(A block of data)
━━━━━━

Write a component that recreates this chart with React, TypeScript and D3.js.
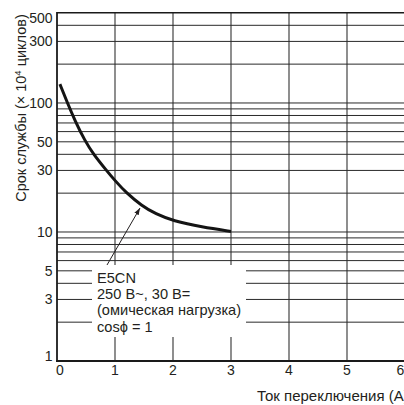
import React from "react";
import * as d3 from "d3";

const currentA = [0.05, 0.18, 0.31, 0.48, 0.63, 0.84, 1.0, 1.2, 1.46, 1.7, 2.0, 2.5, 3.0];
const lifeValues = [140, 100, 73, 51, 40, 30.5, 25, 20, 16, 13.8, 12.2, 10.9, 10.1];

const xTicks = [0, 1, 2, 3, 4, 5, 6];
const yTickLabels = [500, 300, 100, 50, 30, 10, 5, 3, 1];
const yGridFull = [6, 7, 8, 9, 10, 20, 30, 40, 50, 60, 70, 80, 90, 100, 200, 300, 400];
const yGridBroken = [2, 3, 4, 5];

const noteLines = ["E5CN", "250 В~, 30 В=", "(омическая нагрузка)", "cosϕ = 1"];
const xTitle = "Ток переключения (А)";

const FONT = "'Liberation Sans', Arial, Helvetica, sans-serif";
const INK = "#231f20";

export default function App() {
  const W = 404;
  const H = 405;
  const left = 57;
  const top = 12.8;
  const bottom = 361;
  const x = d3.scaleLinear().domain([0, 6]).range([left, 405]);
  const y = d3.scaleLog().domain([1, 500]).range([bottom, top]);

  const pts = currentA.map((a, i) => [a, lifeValues[i]] as [number, number]);
  const line = d3
    .line<[number, number]>()
    .x((d) => x(d[0]))
    .y((d) => y(d[1]))
    .curve(d3.curveBasis);

  const box = { x0: 92, x1: 246, y0: 265, y1: 337 };

  return (
    <svg
      width={W}
      height={H}
      viewBox={`0 0 ${W} ${H}`}
      style={{ position: "absolute", left: 0, top: 0, background: "#fff" }}
      fontFamily={FONT}
    >
      <defs>
        <marker id="ah" viewBox="0 0 10 10" refX="10" refY="5" markerWidth="7" markerHeight="7" orient="auto" markerUnits="userSpaceOnUse">
          <path d="M0,1.5 L10,5 L0,8.5 Z" fill={INK} />
        </marker>
      </defs>
      <rect x={0} y={0} width={W} height={H} fill="#fff" />

      {/* vertical grid */}
      {xTicks.filter((t) => t > 0).map((t) => (
        <line key={"vx" + t} x1={x(t)} x2={x(t)} y1={top} y2={bottom} stroke="#444" strokeWidth={1.2} />
      ))}
      {/* horizontal grid */}
      {yGridFull.concat(yGridBroken).map((v) => (
        <line key={"hy" + v} x1={left} x2={W} y1={y(v)} y2={y(v)} stroke="#2a2a2a" strokeWidth={1} />
      ))}

      {/* annotation background */}
      <rect x={box.x0} y={box.y0} width={box.x1 - box.x0} height={box.y1 - box.y0} fill="#fff" />

      {/* frame */}
      <line x1={left} x2={W} y1={top} y2={top} stroke="#1a1a1a" strokeWidth={1.6} />
      <line x1={left} x2={left} y1={top - 0.8} y2={bottom + 1} stroke="#1a1a1a" strokeWidth={1.8} />
      <line x1={left - 0.9} x2={W} y1={bottom} y2={bottom} stroke="#1a1a1a" strokeWidth={1.8} />

      {/* curve */}
      <path d={line(pts) || ""} fill="none" stroke="#141414" strokeWidth={3} />

      {/* arrow */}
      <line x1={107} y1={265} x2={140} y2={208} stroke={INK} strokeWidth={1} markerEnd="url(#ah)" />

      {/* note */}
      {noteLines.map((t, i) => (
        <text key={"n" + i} x={97} y={282.7 + i * 16.3} fontSize={14.6} fill={INK}>
          {t}
        </text>
      ))}

      {/* y tick labels */}
      {yTickLabels.map((v) => {
        let yy = y(v);
        if (v === 500) yy += 5;
        if (v === 1) yy -= 5;
        return (
          <text key={"yl" + v} x={52.5} y={yy} dy="0.36em" textAnchor="end" fontSize={14} fill={INK}>
            {v}
          </text>
        );
      })}

      {/* x tick labels */}
      {xTicks.map((t) => {
        let xx = x(t);
        if (t === 0) xx += 3;
        if (t === 6) xx -= 4.5;
        return (
          <text key={"xl" + t} x={xx} y={375} textAnchor="middle" fontSize={14} fill={INK}>
            {t}
          </text>
        );
      })}

      {/* axis titles */}
      <text x={257} y={401} fontSize={15} fill={INK}>
        {xTitle}
      </text>
      <text transform="translate(26,108) rotate(-90)" textAnchor="middle" fontSize={14.5} fill={INK}>
        Срок службы (× 10
        <tspan dy={-5.5} fontSize={9.5}>4</tspan>
        <tspan dy={5.5}> циклов)</tspan>
      </text>
    </svg>
  );
}
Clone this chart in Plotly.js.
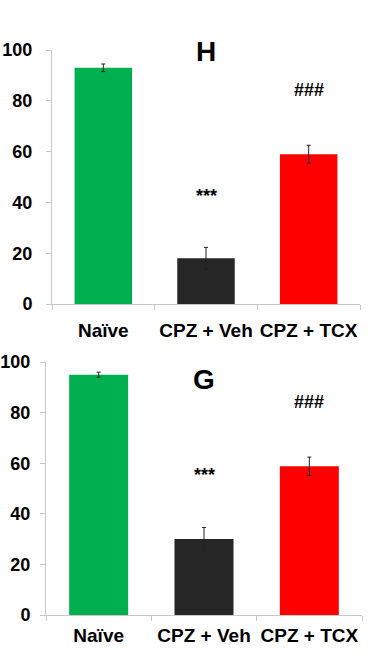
<!DOCTYPE html>
<html><head><meta charset="utf-8">
<script src="https://cdn.plot.ly/plotly-3.0.1.min.js"></script>
<style>html,body{margin:0;padding:0;background:#fff}#chart{width:384px;height:656px}</style>
</head><body><div id="chart"></div>
<script>
const categories = ["Naïve", "CPZ + Veh", "CPZ + TCX"];
const colors = ["#00b050", "#262626", "#ff0000"];
const valuesH = [93, 18, 59];
const errorsH = [1.5, 4.3, 3.5];
const valuesG = [95, 30, 58.8];
const errorsG = [1, 4.6, 3.6];
const yTicks = [0, 20, 40, 60, 80, 100];
const marksH = [{label: "***", x: "CPZ + Veh", y: 42.7}, {label: "###", x: "CPZ + TCX", y: 84.2}];
const marksG = [{label: "***", x: "CPZ + Veh", y: 55.3}, {label: "###", x: "CPZ + TCX", y: 84}];
const panelH = {label: "H", x: "CPZ + Veh", y: 99.5};
const panelG = {label: "G", x: "CPZ + Veh", y: 93};

const font = "Liberation Sans, Arial, sans-serif";
function barTrace(vals, errs, xa, ya) {
  return {type: "bar", x: categories, y: vals, xaxis: xa, yaxis: ya,
    marker: {color: colors, line: {width: 0}},
    error_y: {type: "data", array: errs, visible: true, color: "#222", thickness: 1, width: 2},
    showlegend: false, hoverinfo: "none"};
}
function xAx(domain, anchor, standoff) {
  return {domain: domain, anchor: anchor, type: "category", showgrid: false, zeroline: false,
    showline: true, linecolor: "#c8c8c8", linewidth: 1, ticks: "outside", tickson: "boundaries",
    ticklen: 5, tickcolor: "#c8c8c8", ticklabelstandoff: standoff, tickangle: 0,
    tickfont: {family: font, size: 19, color: "#000", weight: "bold"}, fixedrange: true};
}
function yAx(domain, anchor, standoff) {
  return {domain: domain, anchor: anchor, range: [0, 100], tickvals: yTicks, showgrid: false,
    zeroline: false, showline: true, linecolor: "#c8c8c8", linewidth: 1, ticks: "outside",
    ticklen: 5, tickcolor: "#c8c8c8", ticklabelstandoff: standoff,
    tickfont: {family: font, size: 18, color: "#000", weight: "bold"}, fixedrange: true};
}
function ann(m, xr, yr, size) {
  return {text: m.label, x: m.x, y: m.y, xref: xr, yref: yr, showarrow: false,
    font: {family: font, size: size, color: "#000", weight: "bold"}};
}
const annotations = []
  .concat(marksH.map(m => ann(m, "x", "y", 18)))
  .concat(marksG.map(m => ann(m, "x2", "y2", 18)))
  .concat([ann(panelH, "x", "y", 28), ann(panelG, "x2", "y2", 28)]);

const layout = {
  width: 384, height: 656, margin: {l: 0, r: 0, t: 0, b: 0},
  paper_bgcolor: "#fff", plot_bgcolor: "#fff", bargap: 0.44,
  xaxis: xAx([52/384, 360/384], "y", 9),
  yaxis: yAx([1 - 304/656, 1 - 50/656], "x", 10),
  xaxis2: xAx([46/384, 362/384], "y2", 3),
  yaxis2: yAx([1 - 615/656, 1 - 362/656], "x2", 6),
  annotations: annotations
};
Plotly.newPlot("chart", [barTrace(valuesH, errorsH, "x", "y"), barTrace(valuesG, errorsG, "x2", "y2")], layout, {displayModeBar: false, staticPlot: true});
</script></body></html>
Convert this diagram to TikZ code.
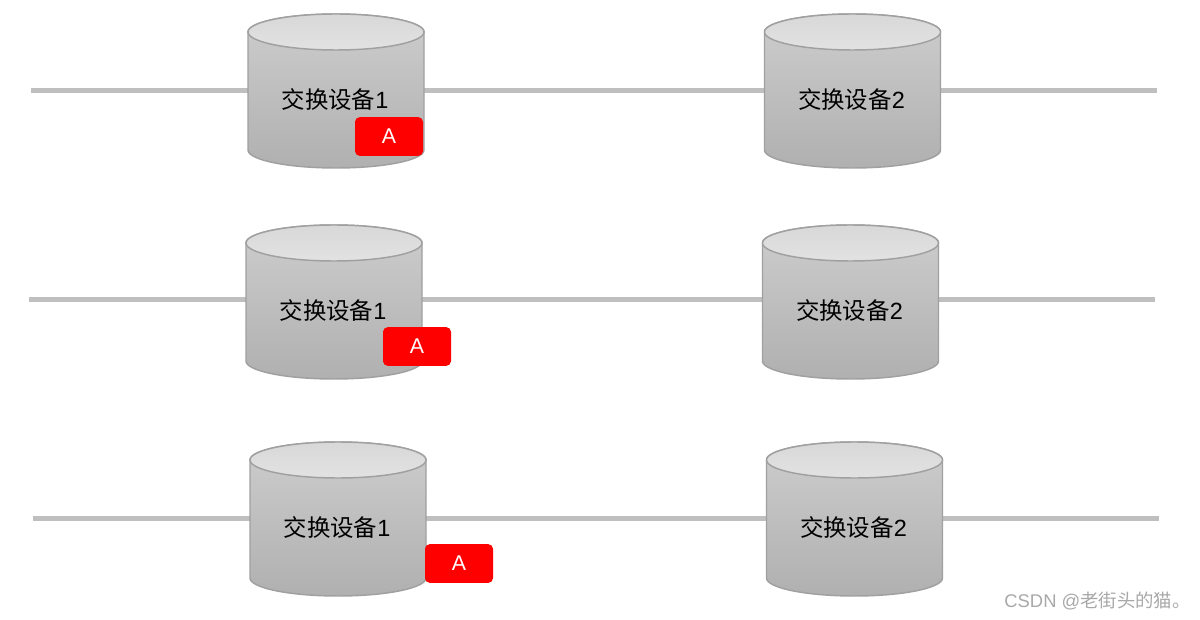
\documentclass[tikz,border=0pt]{standalone}
\usepackage{fontspec}
\setmainfont{Liberation Sans}
\newfontfamily\cjk{Noto Sans CJK SC}
\definecolor{linegray}{HTML}{BFBFBF}
\definecolor{cyledge}{HTML}{A0A0A0}
\definecolor{bodytop}{HTML}{CDCDCD}
\definecolor{bodybot}{HTML}{B0B0B0}
\definecolor{captop}{HTML}{D8D8D8}
\definecolor{capbot}{HTML}{E2E2E2}
\definecolor{tagred}{HTML}{FF0000}
\definecolor{markgray}{HTML}{A8A8A8}
\tikzset{
  linkline/.style={draw=linegray, line width=3.75pt},
  cylbody/.style={draw=cyledge, line width=1.1pt, top color=bodytop, bottom color=bodybot},
  cyltop/.style={draw=cyledge, line width=1.1pt, top color=captop, bottom color=capbot},
  devlabel/.style={inner sep=0pt, font=\fontsize{17.6pt}{20pt}\selectfont},
  tagbox/.style={fill=tagred, rounded corners=3.5pt, minimum width=51pt, minimum height=29pt, inner sep=0pt, text=white, font=\fontsize{16pt}{18pt}\selectfont},
  watermark/.style={inner sep=0pt, text=markgray, font=\fontsize{13.8pt}{16pt}\selectfont}
}
\newcommand\devcyl[4]{%
  \path[cylbody] (#1-88,#2) -- (#1-88,#2+118)
    arc[start angle=180, end angle=360, x radius=66pt, y radius=13.5pt]
    -- (#1+88,#2)
    arc[start angle=0, end angle=180, x radius=66pt, y radius=13.5pt] -- cycle;
  \path[cyltop] (#1,#2) ellipse[x radius=66pt, y radius=13.5pt];
  \node[devlabel] (#4) at (#1-1,#2+68) {#3};
}
\begin{document}
\begin{tikzpicture}[x=0.75pt, y=-0.75pt]
\useasboundingbox (0,0) rectangle (1200,620);
% row 1
\coordinate (r1a) at (31,91);
\coordinate (r1b) at (1157,91);
\draw[linkline] (r1a) -- (r1b);
\devcyl{336}{32}{{\cjk 交换设备}1}{d11}
\devcyl{852.5}{32}{{\cjk 交换设备}2}{d12}
\node[tagbox] (t1) at (389,136.5) {A};
% row 2
\coordinate (r2a) at (29,300);
\coordinate (r2b) at (1155,300);
\draw[linkline] (r2a) -- (r2b);
\devcyl{334}{243}{{\cjk 交换设备}1}{d21}
\devcyl{850.5}{243}{{\cjk 交换设备}2}{d22}
\node[tagbox] (t2) at (417,346.5) {A};
% row 3
\coordinate (r3a) at (33,518);
\coordinate (r3b) at (1159,518);
\draw[linkline] (r3a) -- (r3b);
\devcyl{338}{460}{{\cjk 交换设备}1}{d31}
\devcyl{854.5}{460}{{\cjk 交换设备}2}{d32}
\node[tagbox] (t3) at (459,563.5) {A};
% watermark
\node[watermark, anchor=east] (wm) at (1191,601) {CSDN @{\cjk 老街头的猫。}};
\end{tikzpicture}
\end{document}
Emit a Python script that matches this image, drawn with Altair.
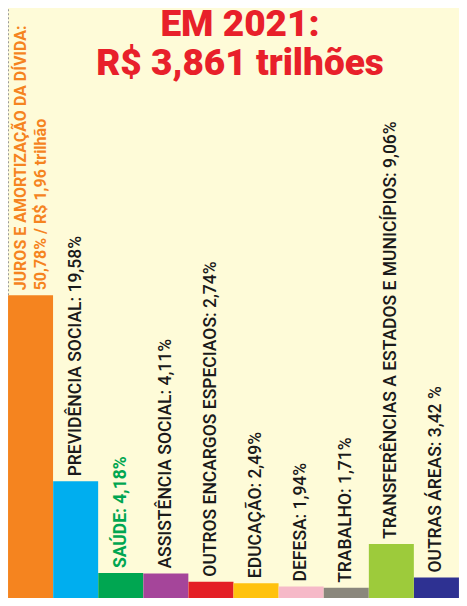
import altair as alt
import pandas as pd

categories = ["JUROS", "PREVIDENCIA", "SAUDE", "ASSISTENCIA", "ENCARGOS",
              "EDUCACAO", "DEFESA", "TRABALHO", "TRANSFERENCIAS", "OUTRAS"]
values = [50.78, 19.58, 4.18, 4.11, 2.74, 2.49, 1.94, 1.71, 9.06, 3.42]
labels = ["", "PREVIDÊNCIA SOCIAL: 19,58%", "SAÚDE: 4,18%", "ASSISTÊNCIA SOCIAL: 4,11%",
          "OUTROS ENCARGOS ESPECIAOS: 2,74%", "EDUCAÇÃO: 2,49%", "DEFESA: 1,94%",
          "TRABALHO: 1,71%", "TRANSFERÊNCIAS A ESTADOS E MUNICÍPIOS: 9,06%",
          "OUTRAS ÁREAS: 3,42 %"]
colors = ["#F5841F", "#00AEEF", "#00A651", "#A5459A", "#E41F26",
          "#FFC20E", "#F6B9C8", "#8A877C", "#9DCB3B", "#2E3192"]
juros_lines = ["JUROS E AMORTIZAÇÃO DA DÍVIDA:", "50,78% / R$ 1,96 trilhão"]
title_lines = ["EM 2021:", "R$ 3,861 trilhões"]

df = pd.DataFrame({"cat": categories, "value": values, "label": labels, "color": colors})

LABEL_FONT = "Roboto, sans-serif"

x = alt.X("cat:N", sort=categories, axis=None,
          scale=alt.Scale(paddingInner=0, paddingOuter=0))
y = alt.Y("value:Q", axis=None, scale=alt.Scale(domain=[0, 99]))

base = alt.Chart(df)

bars = base.mark_bar(size=45).encode(
    x=x, y=y, color=alt.Color("color:N", scale=None)
)

regular = base.transform_filter(
    (alt.datum.cat != "JUROS") & (alt.datum.cat != "SAUDE")
).mark_text(angle=270, align="left", baseline="middle", dx=5,
            font=LABEL_FONT, fontSize=17.5, fontWeight=500, color="#1a1a1a").encode(
    x=x, y=y, text="label:N"
)

saude = base.transform_filter(alt.datum.cat == "SAUDE").mark_text(
    angle=270, align="left", baseline="middle", dx=5,
    font=LABEL_FONT, fontSize=17.5, fontWeight="bold", color="#00A651"
).encode(x=x, y=y, text="label:N")

juros_df = df[df.cat == "JUROS"].copy()
juros_df["l1"] = juros_lines[0]
juros_df["l2"] = juros_lines[1]
jbase = alt.Chart(juros_df)
j1 = jbase.mark_text(angle=270, align="left", baseline="middle", dx=5, dy=-10,
                     font=LABEL_FONT, fontSize=16, fontWeight="bold",
                     color="#F5841F").encode(x=x, y=y, text="l1:N")
j2 = jbase.mark_text(angle=270, align="left", baseline="middle", dx=5, dy=10,
                     font=LABEL_FONT, fontSize=16, fontWeight="bold",
                     color="#F5841F").encode(x=x, y=y, text="l2:N")
dots = jbase.mark_rule(color="#9a9a9a", strokeWidth=2, strokeDash=[2, 2]).encode(
    x=alt.value(0), y=y, y2=alt.value(0)
)

tdf = pd.DataFrame({"k": [0]})
title = alt.Chart(tdf).mark_text(font="Roboto", fontSize=37, fontWeight=900,
                                 lineHeight=39, color="#E8202A", align="center",
                                 baseline="alphabetic").encode(
    x=alt.value(232), y=alt.value(28), text=alt.value(title_lines))

chart = alt.layer(bars, dots, regular, saude, j1, j2, title).properties(
    width=451, height=590,
    autosize=alt.AutoSizeParams(type="none"),
    padding=0,
    background="#FEFBD8",
).configure_view(stroke=None)

chart.save("out.html", embed_options={"renderer": "svg", "actions": False})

━━━━━━

**Exercise:**
Exactly as written, please give again the lines from the beginning of the listing through the line containing "const yGridBroken = [2, 3, 4, 5];", inclusive, without any pictures.

**Result of this task:**
Write a component that recreates this chart with React, TypeScript and D3.js.
import React from "react";
import * as d3 from "d3";

const currentA = [0.05, 0.18, 0.31, 0.48, 0.63, 0.84, 1.0, 1.2, 1.46, 1.7, 2.0, 2.5, 3.0];
const lifeValues = [140, 100, 73, 51, 40, 30.5, 25, 20, 16, 13.8, 12.2, 10.9, 10.1];

const xTicks = [0, 1, 2, 3, 4, 5, 6];
const yTickLabels = [500, 300, 100, 50, 30, 10, 5, 3, 1];
const yGridFull = [6, 7, 8, 9, 10, 20, 30, 40, 50, 60, 70, 80, 90, 100, 200, 300, 400];
const yGridBroken = [2, 3, 4, 5];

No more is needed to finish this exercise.